Pottermania has become publishing's most lucrative, frantic and joyous ritual: hundreds of British bookstores held midnight openings to sell copies of the sixth installment of the boy wizard's adventures. North American stores were due to follow at midnight EDT, with many holding readings, parties and performances for the impatient hordes.
"We've been waiting so long, the idea of waiting one minute longer than necessary to get it is dreadful," said 15-year-old Potter fan Sinead Miller, who lined up outside a London bookstore at 6:30 a.m. Friday along with seven friends.
U.S. publisher Scholastic is releasing more than 10 million copies of "Half-Blood Prince." More than 1.4 million copies have been ordered through online retailer Amazon, and British bookstore chain Waterstone's predicts 2 million copies will be sold in Britain and 10 million worldwide in the first 24 hours.
Launch events were being held from Manhattan — where Barnes & Noble is holding a "Midnight Magic" party at its Union Square store — to Mexico City, where the Libreria Gandhi book store scheduled a midnight sale and a daylong Potter festival on Saturday, even though the book will be available only in English.

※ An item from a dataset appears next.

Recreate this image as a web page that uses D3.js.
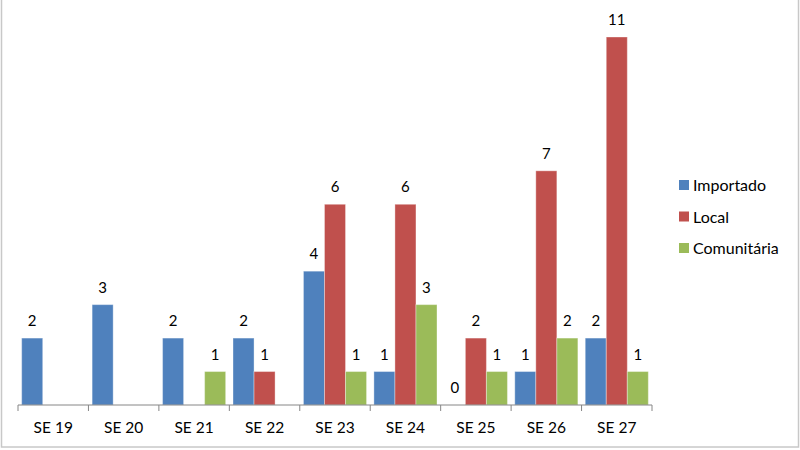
<!DOCTYPE html>
<html>
<head>
<meta charset="utf-8">
<script src="https://cdn.jsdelivr.net/npm/d3@7"></script>
<style>
  body { margin: 0; background: #fff; }
  svg { display: block; font-family: Lato, "Open Sans", sans-serif; }
  .axis path, .axis line { stroke: #868686; }
  .value-label { font-size: 15px; fill: #000; text-anchor: middle; }
  .cat-label { font-size: 15.5px; fill: #000; text-anchor: middle; }
  .legend-text { font-size: 16px; fill: #000; }
</style>
</head>
<body>
<svg id="chart" width="800" height="450"></svg>
<script>
// categories and series (null = no bar in that week)
var weeks = ["SE 19", "SE 20", "SE 21", "SE 22", "SE 23", "SE 24", "SE 25", "SE 26", "SE 27"];
var importado = [2, 3, 2, 2, 4, 1, 0, 1, 2];
var local = [null, null, null, 1, 6, 6, 2, 7, 11];
var comunitaria = [null, null, 1, null, 1, 3, 1, 2, 1];
var seriesNames = ["Importado", "Local", "Comunitária"];
var seriesColors = ["#4F81BD", "#C0504D", "#9BBB59"];

var svg = d3.select("#chart");

// outer frame (right / bottom edges visible in the picture)
svg.append("rect")
    .attr("x", 1.5).attr("y", -2)
    .attr("width", 797).attr("height", 449)
    .attr("fill", "none")
    .attr("stroke", "#c8c8c8")
    .attr("stroke-width", 1.5);

var margin = {left: 18, top: 37, right: 148, bottom: 45};
var width = 800 - margin.left - margin.right;   // 634
var baseY = 405;

var g = svg.append("g");

var x = d3.scaleBand()
    .domain(weeks)
    .range([margin.left, margin.left + width])
    .paddingInner(0)
    .paddingOuter(0);

var y = d3.scaleLinear()
    .domain([0, 11])
    .range([baseY, margin.top]);

var xSub = d3.scaleBand()
    .domain(seriesNames)
    .range([0, x.bandwidth()])
    .paddingInner(0)
    .paddingOuter(0.175);

// flatten the arrays into rows for drawing
var rows = weeks.map(function(w, i){
    return {
        week: w,
        values: [
            {key: "Importado", value: importado[i]},
            {key: "Local", value: local[i]},
            {key: "Comunitária", value: comunitaria[i]}
        ]
    };
});

var color = d3.scaleOrdinal().domain(seriesNames).range(seriesColors);

var groups = g.selectAll(".week")
    .data(rows)
    .join("g")
    .attr("class", "week")
    .attr("transform", function(d){ return "translate(" + x(d.week) + ",0)"; });

groups.selectAll("rect")
    .data(function(d){ return d.values.filter(function(v){ return v.value !== null; }); })
    .join("rect")
    .attr("x", function(d){ return xSub(d.key); })
    .attr("y", function(d){ return y(d.value); })
    .attr("width", xSub.bandwidth())
    .attr("height", function(d){ return baseY - y(d.value); })
    .attr("fill", function(d){ return color(d.key); })
    .attr("stroke", "rgba(255,255,255,0.35)")
    .attr("stroke-width", 1);

groups.selectAll(".value-label")
    .data(function(d){ return d.values.filter(function(v){ return v.value !== null; }); })
    .join("text")
    .attr("class", "value-label")
    .attr("x", function(d){ return xSub(d.key) + xSub.bandwidth() / 2; })
    .attr("y", function(d){ return y(d.value) - 12; })
    .text(function(d){ return d.value; });

// X axis with ticks between categories
var axis = g.append("g")
    .attr("class", "axis")
    .attr("transform", "translate(0," + baseY + ")");

axis.append("line")
    .attr("x1", margin.left).attr("x2", margin.left + width)
    .attr("y1", 0).attr("y2", 0);

var tickPos = weeks.map(function(w){ return x(w); }).concat([margin.left + width]);
axis.selectAll(".tick-line")
    .data(tickPos)
    .join("line")
    .attr("class", "tick-line")
    .attr("x1", function(d){ return d; }).attr("x2", function(d){ return d; })
    .attr("y1", 0).attr("y2", 6);

axis.selectAll(".cat-label")
    .data(weeks)
    .join("text")
    .attr("class", "cat-label")
    .attr("x", function(d){ return x(d) + x.bandwidth() / 2; })
    .attr("y", 28)
    .text(function(d){ return d; });

// legend
var legend = svg.selectAll(".legend")
    .data(seriesNames)
    .join("g")
    .attr("class", "legend")
    .attr("transform", function(d, i){ return "translate(679," + (185 + i * 31.5) + ")"; });

legend.append("rect")
    .attr("x", 0).attr("y", -5)
    .attr("width", 10).attr("height", 10)
    .attr("fill", function(d){ return color(d); });

legend.append("text")
    .attr("class", "legend-text")
    .attr("x", 14)
    .attr("y", 6)
    .text(function(d){ return d; });
</script>
</body>
</html>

In Australia, where the book went on sale at 9:01 a.m. Saturday, 17-year-old Mohammed Jalili-Baleh spent the night on a chilly sidewalk to be first in line outside one of Syndey's largest bookstores. He ordered his copy of the book about six months ago, but wanted to be among the first to know what happens next.
"I'm an obsessed fan," he said of the popular series. "They grip you. When you read one sentence, you don't want to put it down."
In the United States, summer camps were planning midnight wake-up calls and waiving package restrictions in anticipation of "Half-Blood Prince," the penultimate of Rowling's planned seven-book series. One camp in New Hampshire even planned to forklift books to kids.
In the hours before midnight, hundreds of people lined up outside a branch of Waterstone's bookstore in London's busy Oxford Street. Many came dressed in homemade witch and wizard costumes. Some read Harry Potter books to pass the time, or played card games using Harry Potter decks.
"The atmosphere is amazing," said Rose-Marie De Koning, 19, who came from Roosendaal in the Netherlands for the event. "There are a lot of fans here and lots of new friends being made. London is Harry Potter town."
In Edinburgh, 39-year-old Rowling bewitched 70 lucky young fans with a midnight reading inside the city's 11th-century castle. The youngsters, who won competitions to report on the book launch for their local newspapers, were ferried in 12 carriages — each drawn by horses adorned with black ostrich plumes and driven by caped coachmen — up the cobblestone streets leading to the imposing medieval castle perched over the town's old quarter.
Since Rowling — then a struggling single mother and aspiring writer — introduced Harry and his fellow students at Hogwarts School of Witchcraft and Wizardry to the world in 1997, the books have become a global phenomenon, selling 270 million copies in 62 languages and spawning a series of Hollywood films. Rowling is now the richest woman in Britain, with a fortune estimated by Forbes magazine at US$1 billion.
Publication has sparked a now-traditional price war, with many chain retailers selling the book for about half the $29.95 cover price.
"We reckon it's going to be the biggest, fastest-selling book in history," said John Webb, children's buyer at Waterstone's, which said 300,000 people attended midnight openings at more than 100 stores across Britain. Stores provided jugglers, fire-eaters, magicians and face-painters to entertain waiting fans eager to solve the hinted-at plot mysteries
In London, events were muted by the July 7 subway and bus bombings, which killed more than 50 people. Book and magazine chain WH Smith announced it was scrapping a planned midnight launch at King's Cross Station, from whose fictional Platform 9 3/4 Harry catches the train to Hogwarts at the start of each term. At least 26 people died in a bomb blast on a subway near King's Cross, the deadliest of the day's four attacks.
WH Smith spokeswoman Sarah Hodson said it would be "insensitive and inappropriate" to hold the event at the station. She said the store at King's Cross — now swarming with uniformed police and wary commuters — would remain open into Saturday morning so fans could purchase the book.
Some commentators have suggested the Potter magic may be waning. But that's not how fans in London saw it.
Hanadee Kahn, 15, said she had read and reread all the books and remained "full-out obsessed" with Rowling's creation.
"She makes me believe in another world that doesn't exist but makes you wish you were there," Kahn said. "It's magical."